On September 23, the House of Representatives passed legislation to weaken or delay a host of Environmental Protection Agency (EPA) regulations authorized by the Clean Air Act. The Transparency in Regulatory Analysis of Impacts on the Nation Act of 2011 (H.R. 2401), also known as the TRAIN Act, passed by a vote of 249-169 – with 230 Republicans and 19 Democrats voting for the bill. Four Republicans and 165 Democrats voted against the bill.

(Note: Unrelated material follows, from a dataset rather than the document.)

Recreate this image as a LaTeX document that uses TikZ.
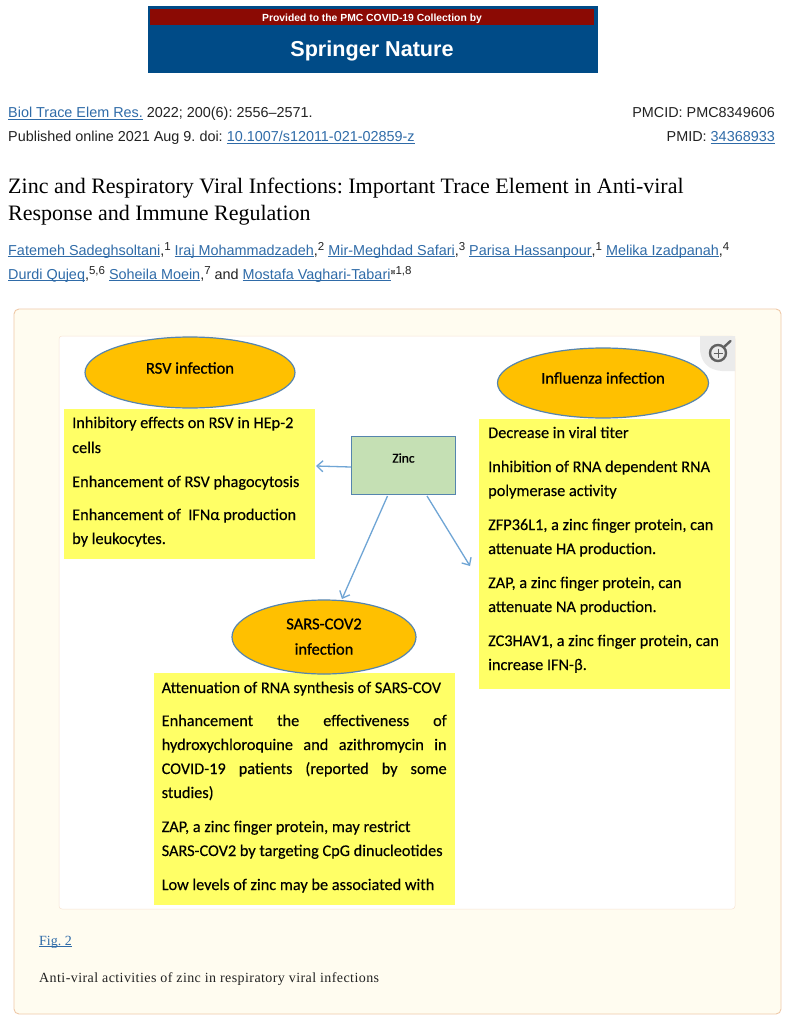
\documentclass[tikz,border=0pt]{standalone}
\usepackage{fontspec}
\setmainfont{Liberation Sans}
\newfontfamily\dgfont[FakeBold=0.2]{Carlito}
\newfontfamily\dgbold[FakeBold=0.7]{Carlito}
\newfontfamily\serifa{Liberation Serif}
\newfontfamily\serifb[LetterSpace=3]{Liberation Serif}
\newfontfamily\symfont{DejaVu Sans}
\usetikzlibrary{shapes.geometric,arrows.meta}
\definecolor{linkc}{HTML}{2F6BA8}
\definecolor{bannerblue}{HTML}{004B87}
\definecolor{bannerred}{HTML}{8B0A04}
\definecolor{cardfill}{HTML}{FFFCF0}
\definecolor{cardline}{HTML}{EFC9A8}
\definecolor{ell}{HTML}{FFC000}
\definecolor{ellline}{HTML}{5585AE}
\definecolor{yel}{HTML}{FFFF66}
\definecolor{zincfill}{HTML}{C5E0B4}
\definecolor{arrowc}{HTML}{6FA5D5}
\definecolor{txt}{HTML}{222222}
\newsavebox{\lkbox}
\newcommand{\lk}[1]{\textcolor{linkc}{\sbox{\lkbox}{#1}\rlap{\rule[-2pt]{\wd\lkbox}{0.8pt}}\usebox{\lkbox}}}
\newcommand{\sps}[1]{\raisebox{5pt}{\fontsize{11.5}{13}\selectfont #1}}
\frenchspacing
\tikzset{
  x=1pt,y=-1pt,
  web/.style={anchor=base west,inner sep=0pt,text=txt,font=\fontsize{14.4}{16}\selectfont\frenchspacing},
  webr/.style={web,anchor=base east},
  titletext/.style={anchor=base west,inner sep=0pt,text=black,font=\serifa\fontsize{22}{25}\selectfont\frenchspacing},
  dg/.style={anchor=base west,inner sep=0pt,text=black,font=\dgfont\fontsize{16.3}{18}\selectfont\frenchspacing},
  dgc/.style={anchor=center,inner sep=0pt,text=black,font=\dgbold\fontsize{16.5}{18}\selectfont\frenchspacing},
  capt/.style={anchor=base west,inner sep=0pt,text=txt,font=\serifb\fontsize{14}{16}\selectfont\frenchspacing},
  figlink/.style={anchor=base west,inner sep=0pt,text=txt,font=\serifa\fontsize{14}{16}\selectfont\frenchspacing},
  oval/.style={ellipse,draw=ellline,fill=ell,line width=1.2pt,inner sep=0pt},
  yellowbox/.style={fill=yel,draw=none,inner sep=0pt},
  arr/.style={draw=arrowc,line width=1.3pt,-{Straight Barb[length=6pt,width=11pt]}},
}
\begin{document}
\begin{tikzpicture}
\useasboundingbox (0,0) rectangle (789,1019);
\fill[white] (0,0) rectangle (789,1019);
% banner
\fill[bannerblue] (148,6) rectangle (598,73);
\fill[bannerred] (150,9) rectangle (594,25.5);
\node[anchor=center,inner sep=0pt,text=white,font=\bfseries\fontsize{10.35}{13}\selectfont] (bannertop) at (372,18.5) {Provided to the PMC COVID-19 Collection by};
\node[anchor=center,inner sep=0pt,text=white,font=\bfseries\fontsize{21.6}{24}\selectfont] (bannermain) at (372,51) {Springer Nature};
% citation
\node[web] (c1) at (8,117.5) {\lk{Biol Trace Elem Res.} 2022; 200(6): 2556–2571.};
\node[web] (c2) at (8,141.5) {Published online 2021 Aug 9. doi: \lk{10.1007/s12011-021-02859-z}};
\node[webr] (c3) at (775,117.5) {PMCID: PMC8349606};
\node[webr] (c4) at (775,141.5) {PMID: \lk{34368933}};
% title
\node[titletext] (t1) at (8,193.5) {Zinc and Respiratory Viral Infections: Important Trace Element in Anti-viral};
\node[titletext] (t2) at (8,220.5) {Response and Immune Regulation};
% authors
\node[web] (a1) at (8,255) {\lk{Fatemeh Sadeghsoltani},\sps{1} \lk{Iraj Mohammadzadeh},\sps{2} \lk{Mir-Meghdad Safari},\sps{3} \lk{Parisa Hassanpour},\sps{1} \lk{Melika Izadpanah},\sps{4}};
\node[web] (a2) at (8,279) {\lk{Durdi Qujeq},\sps{5,6} \lk{Soheila Moein},\sps{7} and \lk{Mostafa Vaghari-Tabari}\sps{{\symfont\fontsize{6}{7}\selectfont ⊠}1,8}};
% card
\draw[fill=cardfill,draw=cardline,line width=0.9pt,rounded corners=5pt] (14,309) rectangle (781,1014);
\draw[fill=white,draw=cardline!50,line width=0.5pt,rounded corners=3pt] (59,336) rectangle (735,909);
% yellow boxes
\node[yellowbox,minimum width=251pt,minimum height=150pt] (rsvbox) at (189.5,484) {};
\node[yellowbox,minimum width=251pt,minimum height=270pt] (flubox) at (604.5,554) {};
\node[yellowbox,minimum width=301pt,minimum height=232pt] (sarsbox) at (304.5,789) {};
% ovals
\node[oval,minimum width=210pt,minimum height=71pt] (rsvoval) at (190,372.5) {};
\node[dgc] (rsvlab) at (190,368) {RSV infection};
\node[oval,minimum width=211pt,minimum height=70pt] (flooval) at (603,383) {};
\node[dgc] (flulab) at (603,378) {Influenza infection};
\node[oval,minimum width=184pt,minimum height=74pt] (sarsoval) at (324,637) {};
\node[dgc] (sl1) at (324,624) {SARS-COV2};
\node[dgc] (sl2) at (324,649) {infection};
% magnifier
\fill[black!8] (700,336) -- (735,336) -- (735,371) -- (722,371) .. controls (708,370) and (701,362) .. (700,350) -- cycle;
\draw[black!62,line width=2.4pt] (718,353) circle (8pt);
\draw[black!62,line width=2.4pt,line cap=round] (724,347) -- (730.5,341);
\draw[black!62,line width=1pt] (713.5,353) -- (722.5,353) (718,348.5) -- (718,357.5);
% zinc
\node[draw=ellline,fill=zincfill,line width=1.4pt,minimum width=104pt,minimum height=58pt,inner sep=0pt] (zinc) at (403.5,465.5) {};
\node[anchor=center,inner sep=0pt,text=black,font=\dgbold\fontsize{13.5}{15}\selectfont] (zinclab) at (403.5,458) {Zinc};
% connector ends
\coordinate (zs1) at (387.5,496);
\coordinate (zs2) at (427,496);
\coordinate (e1) at (316,466);
\coordinate (e2) at (342,599);
\coordinate (e3) at (470,566);
\draw[arr] (zinc.west |- 0,467) -- (e1);
\draw[arr] (zs1) -- (e2);
\draw[arr] (zs2) -- (e3);
% RSV text
\node[dg] (r1) at (72,428) {Inhibitory effects on RSV in HEp-2};
\node[dg] (r2) at (72,453) {cells};
\node[dg] (r3) at (72,487) {Enhancement of RSV phagocytosis};
\node[dg] (r4) at (72,520) {Enhancement of\ \ IFNα production};
\node[dg] (r5) at (72,544) {by leukocytes.};
% Influenza text
\node[dg] (f1) at (488,438) {Decrease in viral titer};
\node[dg] (f2) at (488,472) {Inhibition of RNA dependent RNA};
\node[dg] (f3) at (488,496) {polymerase activity};
\node[dg] (f4) at (488,530) {ZFP36L1, a zinc finger protein, can};
\node[dg] (f5) at (488,554) {attenuate HA production.};
\node[dg] (f6) at (488,588) {ZAP, a zinc finger protein, can};
\node[dg] (f7) at (488,612) {attenuate NA production.};
\node[dg] (f8) at (488,646) {ZC3HAV1, a zinc finger protein, can};
\node[dg] (f9) at (488,670) {increase IFN-β.};
% SARS text
\node[dg] (s1) at (161.5,693) {Attenuation of RNA synthesis of SARS-COV};
\node[dg] (s2) at (161.5,726) {\hbox to 285pt{Enhancement\hfill the\hfill effectiveness\hfill of}};
\node[dg] (s3) at (161.5,750) {\hbox to 285pt{hydroxychloroquine\hfill and\hfill azithromycin\hfill in}};
\node[dg] (s4) at (161.5,774) {\hbox to 285pt{COVID-19\hfill patients\hfill (reported\hfill by\hfill some}};
\node[dg] (s5) at (161.5,798) {studies)};
\node[dg] (s6) at (161.5,832) {ZAP, a zinc finger protein, may restrict};
\node[dg] (s7) at (161.5,856) {SARS-COV2 by targeting CpG dinucleotides};
\node[dg] (s8) at (161.5,890) {Low levels of zinc may be associated with};
% caption
\node[figlink] (figl) at (39,945) {\lk{Fig. 2}};
\node[capt] (capl) at (39,982) {Anti-viral activities of zinc in respiratory viral infections};
\end{tikzpicture}
\end{document}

The TRAIN Act would limit EPA’s ability to restrict emissions of life-threatening air pollutants, including mercury, soot, and smog. It also would create an interagency panel led by the Commerce Department to evaluate the economic impact of new EPA rules, indefinitely delaying their implementation, while establishing mandatory several-year delays of the Cross-State Air Pollution Rule and other regulations. The Cross-State Air Pollution Rule will regulate power plant emissions that cross state lines beginning in 2012 and is projected to prevent up to 34,000 deaths per year .

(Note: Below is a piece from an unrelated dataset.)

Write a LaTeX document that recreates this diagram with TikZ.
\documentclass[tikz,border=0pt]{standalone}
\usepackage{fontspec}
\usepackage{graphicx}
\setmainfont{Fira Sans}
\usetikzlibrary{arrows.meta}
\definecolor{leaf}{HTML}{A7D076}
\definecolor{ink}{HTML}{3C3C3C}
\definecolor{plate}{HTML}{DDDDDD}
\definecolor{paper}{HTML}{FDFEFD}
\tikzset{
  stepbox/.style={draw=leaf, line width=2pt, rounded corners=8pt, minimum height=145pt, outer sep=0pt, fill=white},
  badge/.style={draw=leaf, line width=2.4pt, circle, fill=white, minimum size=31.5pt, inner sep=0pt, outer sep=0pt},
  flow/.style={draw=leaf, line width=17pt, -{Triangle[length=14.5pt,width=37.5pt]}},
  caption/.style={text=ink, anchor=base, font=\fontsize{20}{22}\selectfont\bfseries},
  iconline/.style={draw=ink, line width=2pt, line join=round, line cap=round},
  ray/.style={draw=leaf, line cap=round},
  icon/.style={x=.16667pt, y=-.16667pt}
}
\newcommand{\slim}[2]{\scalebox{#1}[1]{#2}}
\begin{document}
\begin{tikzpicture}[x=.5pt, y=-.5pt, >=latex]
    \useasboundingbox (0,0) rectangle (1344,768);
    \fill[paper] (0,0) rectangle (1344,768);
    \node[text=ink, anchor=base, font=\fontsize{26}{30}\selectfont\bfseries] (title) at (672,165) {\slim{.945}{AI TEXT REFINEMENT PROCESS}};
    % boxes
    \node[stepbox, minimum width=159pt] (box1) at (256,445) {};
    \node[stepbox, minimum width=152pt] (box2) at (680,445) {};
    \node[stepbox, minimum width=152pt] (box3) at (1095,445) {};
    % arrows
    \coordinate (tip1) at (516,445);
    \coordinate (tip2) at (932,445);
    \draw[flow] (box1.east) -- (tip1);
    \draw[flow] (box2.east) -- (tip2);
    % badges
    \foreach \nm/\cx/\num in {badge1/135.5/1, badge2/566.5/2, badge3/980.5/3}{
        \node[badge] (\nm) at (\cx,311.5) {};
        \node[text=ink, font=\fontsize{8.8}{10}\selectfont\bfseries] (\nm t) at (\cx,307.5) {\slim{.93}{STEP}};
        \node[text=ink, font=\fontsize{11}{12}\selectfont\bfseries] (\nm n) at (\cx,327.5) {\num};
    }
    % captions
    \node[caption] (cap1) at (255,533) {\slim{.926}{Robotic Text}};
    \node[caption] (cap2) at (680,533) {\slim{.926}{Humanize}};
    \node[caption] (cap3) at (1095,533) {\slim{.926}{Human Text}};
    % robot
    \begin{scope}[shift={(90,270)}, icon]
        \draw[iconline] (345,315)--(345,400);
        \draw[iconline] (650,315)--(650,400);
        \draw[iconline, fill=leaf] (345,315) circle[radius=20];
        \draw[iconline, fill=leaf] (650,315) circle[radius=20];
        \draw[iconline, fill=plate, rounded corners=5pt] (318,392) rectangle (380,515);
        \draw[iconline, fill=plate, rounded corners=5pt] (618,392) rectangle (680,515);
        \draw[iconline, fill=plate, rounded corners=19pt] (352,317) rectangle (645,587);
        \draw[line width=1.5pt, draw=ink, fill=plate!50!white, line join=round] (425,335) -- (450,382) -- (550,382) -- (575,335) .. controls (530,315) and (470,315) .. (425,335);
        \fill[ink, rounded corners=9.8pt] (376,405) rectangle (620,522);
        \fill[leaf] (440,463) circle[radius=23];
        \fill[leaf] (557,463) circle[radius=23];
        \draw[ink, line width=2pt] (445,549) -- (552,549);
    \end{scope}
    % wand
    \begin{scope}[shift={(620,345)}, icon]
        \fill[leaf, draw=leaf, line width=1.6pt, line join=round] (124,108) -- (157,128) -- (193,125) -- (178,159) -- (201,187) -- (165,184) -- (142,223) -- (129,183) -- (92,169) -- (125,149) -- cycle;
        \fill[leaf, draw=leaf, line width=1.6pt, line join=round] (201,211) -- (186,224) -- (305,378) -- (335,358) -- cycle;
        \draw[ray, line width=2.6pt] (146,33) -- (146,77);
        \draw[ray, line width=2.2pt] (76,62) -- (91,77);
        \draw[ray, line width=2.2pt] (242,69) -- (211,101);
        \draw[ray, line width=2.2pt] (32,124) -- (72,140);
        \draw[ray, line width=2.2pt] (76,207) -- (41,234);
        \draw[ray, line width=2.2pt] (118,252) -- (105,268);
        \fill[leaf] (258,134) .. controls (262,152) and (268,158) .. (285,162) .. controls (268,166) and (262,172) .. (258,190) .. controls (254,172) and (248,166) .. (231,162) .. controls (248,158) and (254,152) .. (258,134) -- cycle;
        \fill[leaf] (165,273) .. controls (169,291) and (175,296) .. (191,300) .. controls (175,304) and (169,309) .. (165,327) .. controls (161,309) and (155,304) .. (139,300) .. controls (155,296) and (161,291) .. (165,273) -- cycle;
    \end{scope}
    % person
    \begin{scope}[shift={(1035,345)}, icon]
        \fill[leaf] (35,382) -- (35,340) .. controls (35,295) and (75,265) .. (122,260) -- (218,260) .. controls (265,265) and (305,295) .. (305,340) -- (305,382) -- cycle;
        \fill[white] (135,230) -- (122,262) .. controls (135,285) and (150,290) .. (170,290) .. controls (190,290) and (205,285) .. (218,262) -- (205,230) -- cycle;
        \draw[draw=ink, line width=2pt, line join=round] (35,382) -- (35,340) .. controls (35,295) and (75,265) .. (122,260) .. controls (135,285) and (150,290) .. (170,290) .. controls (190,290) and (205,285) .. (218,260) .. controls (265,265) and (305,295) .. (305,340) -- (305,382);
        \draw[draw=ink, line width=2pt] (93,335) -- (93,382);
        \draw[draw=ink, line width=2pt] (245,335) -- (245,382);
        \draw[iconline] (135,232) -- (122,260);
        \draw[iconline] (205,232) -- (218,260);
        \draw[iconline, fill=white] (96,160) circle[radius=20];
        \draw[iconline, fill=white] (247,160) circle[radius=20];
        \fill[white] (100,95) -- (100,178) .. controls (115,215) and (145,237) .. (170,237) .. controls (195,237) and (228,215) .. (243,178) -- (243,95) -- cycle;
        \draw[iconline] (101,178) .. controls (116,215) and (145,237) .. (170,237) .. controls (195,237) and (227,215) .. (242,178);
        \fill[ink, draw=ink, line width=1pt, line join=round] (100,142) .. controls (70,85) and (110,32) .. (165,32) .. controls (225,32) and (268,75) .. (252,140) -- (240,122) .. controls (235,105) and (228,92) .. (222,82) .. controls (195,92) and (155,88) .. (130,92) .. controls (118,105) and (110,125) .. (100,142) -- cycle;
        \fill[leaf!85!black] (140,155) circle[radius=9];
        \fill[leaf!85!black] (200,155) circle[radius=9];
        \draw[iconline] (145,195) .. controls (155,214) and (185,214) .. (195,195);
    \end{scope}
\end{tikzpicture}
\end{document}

Bill proponents argue that EPA regulations prevent job growth by imposing too great a burden on industry. They say firms would save money on compliance costs if the TRAIN Act became law.

However, history has shown that phased-in, sensible regulations can spur innovation, greater competitiveness, and growth. In fact, an EPA impact analysis found that the Clean Air Act Amendments of 1990 will ultimately generate $2 trillion in economic benefits between 1990 and 2020 – 30 times the direct implementation cost of $65 billion. These regulations will also prevent 230,000 premature deaths, 75,000 cases of chronic bronchitis, 200,000 cases of heart disease, and 2.4 million cases of asthma exacerbation on an annual basis by the year 2020.

Furthermore, the EPA regulations in question have been long anticipated. Industry needs regulatory certainty so that rule changes can be incorporated into their planning. The TRAIN Act would create damaging uncertainty, ultimately unhelpful to industry in an ever more competitive global economy in which reduced emissions have significant value.

Although this attempt to roll back environmental safeguards is not likely to become law – the bill is not anticipated to pass the Senate and the President has indicated he would veto it – EPA’s regulatory authority may remain in jeopardy as some in Congress see environmental quality and economic prosperity as mutually exclusive. Instead, policymakers should consider the very real economic benefits of clean air, including reduced health care costs and improved worker productivity, when weighing the impacts of EPA regulations.